Uma emenda constitucional que pavimenta o caminho para que o presidente de El Salvador, Nayib Bukele, modifique a Constituição do país na prática sem contrapesos foi criticada nesta terça-feira (30) por juristas, analistas e ativistas e classificada como um passo em direção à consolidação de um regime ditatorial.
Na semana derradeira da legislatura atual na Assembleia Legislativa, dominada pelo partido Novas Ideias, de Bukele, a Casa aprovou nesta segunda (29) a modificação de uma norma constitucional que estipulava que toda emenda deveria ser ratificada pela próxima legislatura para entrar em vigor.

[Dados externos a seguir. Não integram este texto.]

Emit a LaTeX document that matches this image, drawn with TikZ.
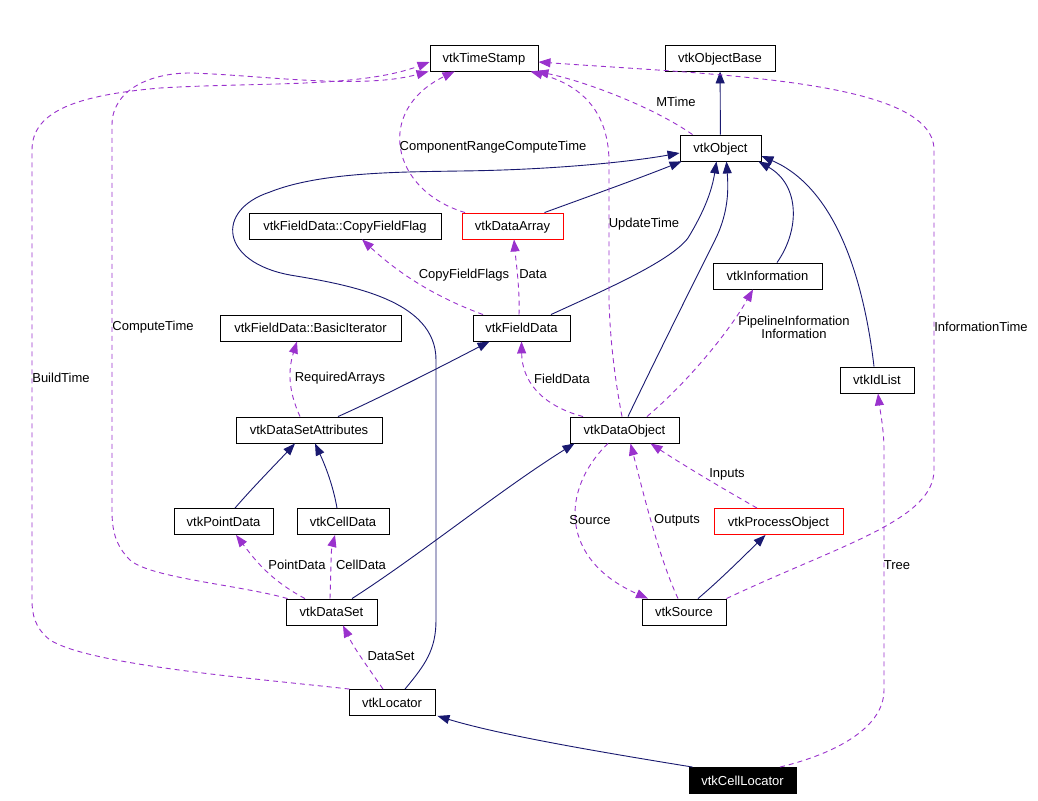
\documentclass[tikz,border=0pt]{standalone}
\usepackage{fontspec}
\setmainfont{Liberation Sans}
\usetikzlibrary{arrows.meta}
\definecolor{inhc}{HTML}{191970}
\definecolor{usec}{HTML}{9A32CD}
\begin{document}
\begin{tikzpicture}[x=1pt,y=-1pt,
 cls/.style={draw=black,line width=0.9pt,minimum height=26pt,inner sep=0pt,text height=11.5pt,text depth=2pt,font=\fontsize{13}{15}\selectfont},
 redcls/.style={cls,draw=red},
 inh/.style={draw=inhc,line width=0.9pt,-{Triangle[length=12pt,width=9pt]}},
 usee/.style={draw=usec,line width=0.9pt,dash pattern=on 5pt off 4pt,-{Triangle[length=12pt,width=9pt]}},
 lbl/.style={font=\fontsize{13}{13}\selectfont,inner sep=0pt,align=center}]
\fill[white] (0,0) rectangle (1038,800);
\useasboundingbox (0,0) rectangle (1038,800);
% classes
\node[cls,minimum width=108pt] (ts) at (484,58) {vtkTimeStamp};
\node[cls,minimum width=110pt] (ob) at (720,58) {vtkObjectBase};
\node[cls,minimum width=81pt] (obj) at (720.5,148) {vtkObject};
\node[cls,minimum width=192pt] (cff) at (345,226) {vtkFieldData::CopyFieldFlag};
\node[redcls,minimum width=101pt] (da) at (512.5,226) {vtkDataArray};
\node[cls,minimum width=109pt] (info) at (767.5,276) {vtkInformation};
\node[cls,minimum width=181pt] (bi) at (310.5,328) {vtkFieldData::BasicIterator};
\node[cls,minimum width=97pt] (fd) at (521.5,328) {vtkFieldData};
\node[cls,minimum width=74pt] (idl) at (877,380) {vtkIdList};
\node[cls,minimum width=146pt] (dsa) at (309,430) {vtkDataSetAttributes};
\node[cls,minimum width=109pt] (dobj) at (624.5,430) {vtkDataObject};
\node[cls,minimum width=99pt] (pd) at (223.5,521.5) {vtkPointData};
\node[cls,minimum width=92pt] (cd) at (343,521.5) {vtkCellData};
\node[redcls,minimum width=129pt] (po) at (778.5,521.5) {vtkProcessObject};
\node[cls,minimum width=91pt] (ds) at (331.5,612) {vtkDataSet};
\node[cls,minimum width=84pt] (src) at (684,612) {vtkSource};
\node[cls,minimum width=86pt] (loc) at (392,702.5) {vtkLocator};
\node[cls,fill=black,text=white,minimum width=107pt] (cl) at (742.5,780.5) {vtkCellLocator};
% inheritance
\draw[inh] (obj) -- (ob);
\draw[inh] ([xshift=32pt]da.north) .. controls (590,196) and (640,178) .. ([xshift=2pt]obj.south west);
\draw[inh] ([xshift=29.5pt]fd.north) .. controls (600,292) and (670,262) .. (688,238) .. controls (705,210) and (712,190) .. ([xshift=-4pt]obj.south);
\draw[inh] ([xshift=3.5pt]dobj.north) .. controls (660,350) and (700,270) .. (715,240) .. controls (730,210) and (728,185) .. ([xshift=6pt]obj.south);
\draw[inh] ([xshift=9.5pt]info.north) .. controls (800,230) and (800,185) .. ([xshift=-3pt]obj.south east);
\draw[inh] ([xshift=-3pt]idl.north) .. controls (865,290) and (840,190) .. ([yshift=-8pt]obj.east);
\draw[inh] ([xshift=13pt]loc.north) .. controls (425,665) and (436,650) .. (436,620) -- (436,360) .. controls (436,300) and (350,285) .. (290,275) .. controls (220,262) and (215,210) .. (270,192) .. controls (320,172) and (400,172) .. (460,171) .. controls (550,170) and (630,162) .. ([yshift=-5pt]obj.west);
\draw[inh] ([xshift=29pt]dsa.north) .. controls (380,398) and (450,362) .. ([xshift=-32pt]fd.south);
\draw[inh] ([xshift=11.5pt]pd.north) .. controls (255,485) and (275,465) .. ([xshift=-14pt]dsa.south);
\draw[inh] ([xshift=-6pt]cd.north) .. controls (333,485) and (325,465) .. ([xshift=6pt]dsa.south);
\draw[inh] ([xshift=20.5pt]ds.north) .. controls (420,555) and (500,490) .. ([xshift=-50pt]dobj.south);
\draw[inh] ([xshift=14pt]src.north) .. controls (720,580) and (745,555) .. ([xshift=-13pt]po.south);
\draw[inh] ([xshift=4pt]cl.north west) .. controls (600,752) and (500,735) .. ([xshift=2pt]loc.south east);
% usage
\draw[usee] ([xshift=-28pt]obj.north) .. controls (650,105) and (580,80) .. ([xshift=-2pt]ts.south east);
\draw[usee] ([xshift=-2.5pt]dobj.north) .. controls (615,380) and (610,340) .. (609,300) -- (609,160) .. controls (608,110) and (580,85) .. ([xshift=-8pt]ts.south east);
\draw[usee] (src.north east) .. controls (840,545) and (934,520) .. (934,470) -- (934,150) .. controls (934,80) and (720,75) .. ([yshift=-4pt]ts.east);
\draw[usee] ([xshift=-47.5pt]da.north) .. controls (390,190) and (375,110) .. ([xshift=25pt]ts.south west);
\draw[usee] ([xshift=2pt]ds.north west) .. controls (240,585) and (150,578) .. (130,560) .. controls (115,545) and (112,530) .. (112,510) -- (112,125) .. controls (112,90) and (150,73) .. (190,73) .. controls (260,75) and (360,90) .. ([xshift=-1pt]ts.south west);
\draw[usee] ([xshift=1pt]loc.north west) .. controls (250,678) and (90,665) .. (50,640) .. controls (35,628) and (32,615) .. (32,600) -- (32,150) .. controls (32,110) and (80,95) .. (160,88) .. controls (260,82) and (360,88) .. ([yshift=-4pt]ts.west);
\draw[usee] ([xshift=-38.5pt]fd.north) .. controls (430,295) and (395,270) .. ([xshift=17pt]cff.south);
\draw[usee] ([xshift=-2.5pt]fd.north) .. controls (520,290) and (516,262) .. ([xshift=1.5pt]da.south);
\draw[usee] ([xshift=-9pt]dsa.north) .. controls (288,390) and (288,370) .. ([xshift=-13.5pt]bi.south);
\draw[usee] ([xshift=-26.5pt]ds.north) .. controls (270,580) and (255,560) .. ([xshift=12.5pt]pd.south);
\draw[usee] ([xshift=-1.5pt]ds.north) .. controls (331,570) and (331,550) .. ([xshift=-8pt]cd.south);
\draw[usee] ([xshift=-9pt]loc.north) .. controls (370,670) and (355,650) .. ([xshift=11.5pt]ds.south);
\draw[usee] ([xshift=37.5pt]cl.north) .. controls (830,755) and (884,730) .. (884,690) -- (884,450) .. controls (884,430) and (880,410) .. ([xshift=1pt]idl.south);
\draw[usee] ([xshift=-41.5pt]dobj.north) .. controls (540,405) and (522,380) .. (fd.south);
\draw[usee] ([xshift=22.5pt]dobj.north) .. controls (690,380) and (730,330) .. ([xshift=-14.5pt]info.south);
\draw[usee] ([xshift=-21.5pt]po.north) .. controls (720,487) and (680,463) .. ([xshift=26pt]dobj.south);
\draw[usee] ([xshift=-6pt]src.north) .. controls (660,560) and (645,500) .. ([xshift=6pt]dobj.south);
\draw[usee] ([xshift=-16.5pt]dobj.south) .. controls (560,490) and (560,560) .. ([xshift=-36pt]src.north);
% labels
\node[lbl] (lMTime) at (676,102) {MTime};
\node[lbl] (lUpd) at (644,224) {UpdateTime};
\node[lbl] (lInfT) at (981,327) {InformationTime};
\node[lbl] (lCRC) at (493,147) {ComponentRangeComputeTime};
\node[lbl] (lComp) at (153,327) {ComputeTime};
\node[lbl] (lBuild) at (61,378) {BuildTime};
\node[lbl] (lCFF) at (464,275) {CopyFieldFlags};
\node[lbl] (lData) at (533,274) {Data};
\node[lbl] (lReq) at (340,378) {RequiredArrays};
\node[lbl] (lPD) at (297,565) {PointData};
\node[lbl] (lCD) at (361,565) {CellData};
\node[lbl] (lDS) at (391,656) {DataSet};
\node[lbl] (lTree) at (897,565) {Tree};
\node[lbl] (lFD) at (562,379) {FieldData};
\node[lbl] (lPI) at (794,327) {PipelineInformation\\Information};
\node[lbl] (lIn) at (727,474) {Inputs};
\node[lbl] (lOut) at (677,520) {Outputs};
\node[lbl] (lSrc) at (590,520) {Source};
\end{tikzpicture}
\end{document}
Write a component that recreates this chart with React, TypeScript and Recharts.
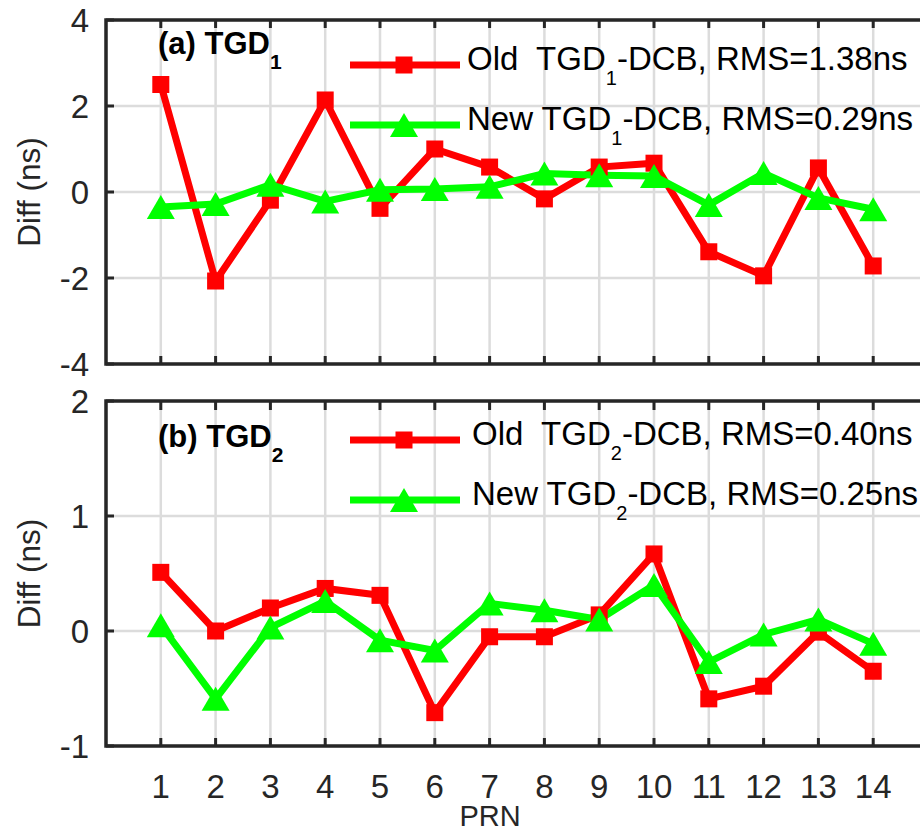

Agora, uma mudança na Constituição pode ser aprovada e ratificada pelo mesmo grupo de deputados.
Isso significa que os 54 deputados do Novas Ideias (de um total de 60) eleitos para a próxima legislatura, poderão aprovar e ratificar qualquer alteração constitucional aprovada pela Casa sem precisar esperar pela próxima eleição. Para isso precisarão de 75% dos deputados —mas já têm 90% deles.
Para entrar em vigor, a emenda deve apenas seguir o rito previsto anteriormente e ser ratificada pela nova legislatura, que começa a trabalhar nesta quarta-feira (1º). Com a maioria absoluta da legenda bukelista, isso é dado como certo.
Segundo o jornal El Faro —o maior do país, que se mudou em 2023 para a Costa Rica em meio a ataques e intimidação— apoiadores e correligionários de Bukele já falam na aprovação de emenda que garanta a possibilidade de reeleição indefinida para o cargo de presidente. Em tese, a Constituição do país hoje veta a recondução, o que não impediu Bukele de se candidatar e vencer o pleito em fevereiro passado.
Um deputado governista afirmou que a reforma permitirá “refundar este país”. Críticos, no entanto, dizem Bukele poderá mudar a Constituição como desejar, sem contrapesos ou a eventualidade de um novo pleito eleger um Legislativo menos favorável ao seu partido.
“Parece-me que o país está caminhando para a consolidação de um esquema ditatorial com uma maior concentração de poder”, disse à AFP o analista político e ex-comandante guerrilheiro Eugenio Chicas.
“O presidente tem via livre para impulsionar as medidas que desejar, sem ter ninguém que lhe faça contrapeso”, afirmou à AFP o analista independente Carlos Araujo, que disse que Bukele poderá aprovar “reformas constitucionais ao seu bel-prazer, sem análise, sem discussão”.
Bukele foi reeleito em 4 de fevereiro com 85% dos votos para um novo mandato de cinco anos, favorecido por sua guerra contra as gangues. Populares, as medidas entregam bons índices de segurança pública enquanto esmagam garantias básicas de direito de defesa e encarcera em massa. Investigações sobre suposto pacto do governo com chefes de gangues em troca de apoio político foram sufocadas, segundo German Arriaza, ex-procurador que fugiu do país.
Eleito em fevereiro, Bukele cantou vitória antes mesmo do fechamento das urnas. A contagem de votos teve atrasos, e a reeleição foi ratificada após duas semanas pela Justiça eleitoral.
A missão de observação eleitoral da OEA (Organização dos Estados Americanos) se declarou “preocupada” com o atraso da apuração para o Congresso na ocasião.
A comitiva da organização afirmou ainda que observou falta de controle por parte do tribunal eleitoral sobre o processo de contagem de votos, dizendo que “em diversas ocasiões, as decisões ficaram nas mãos dos representantes dos partidos políticos”.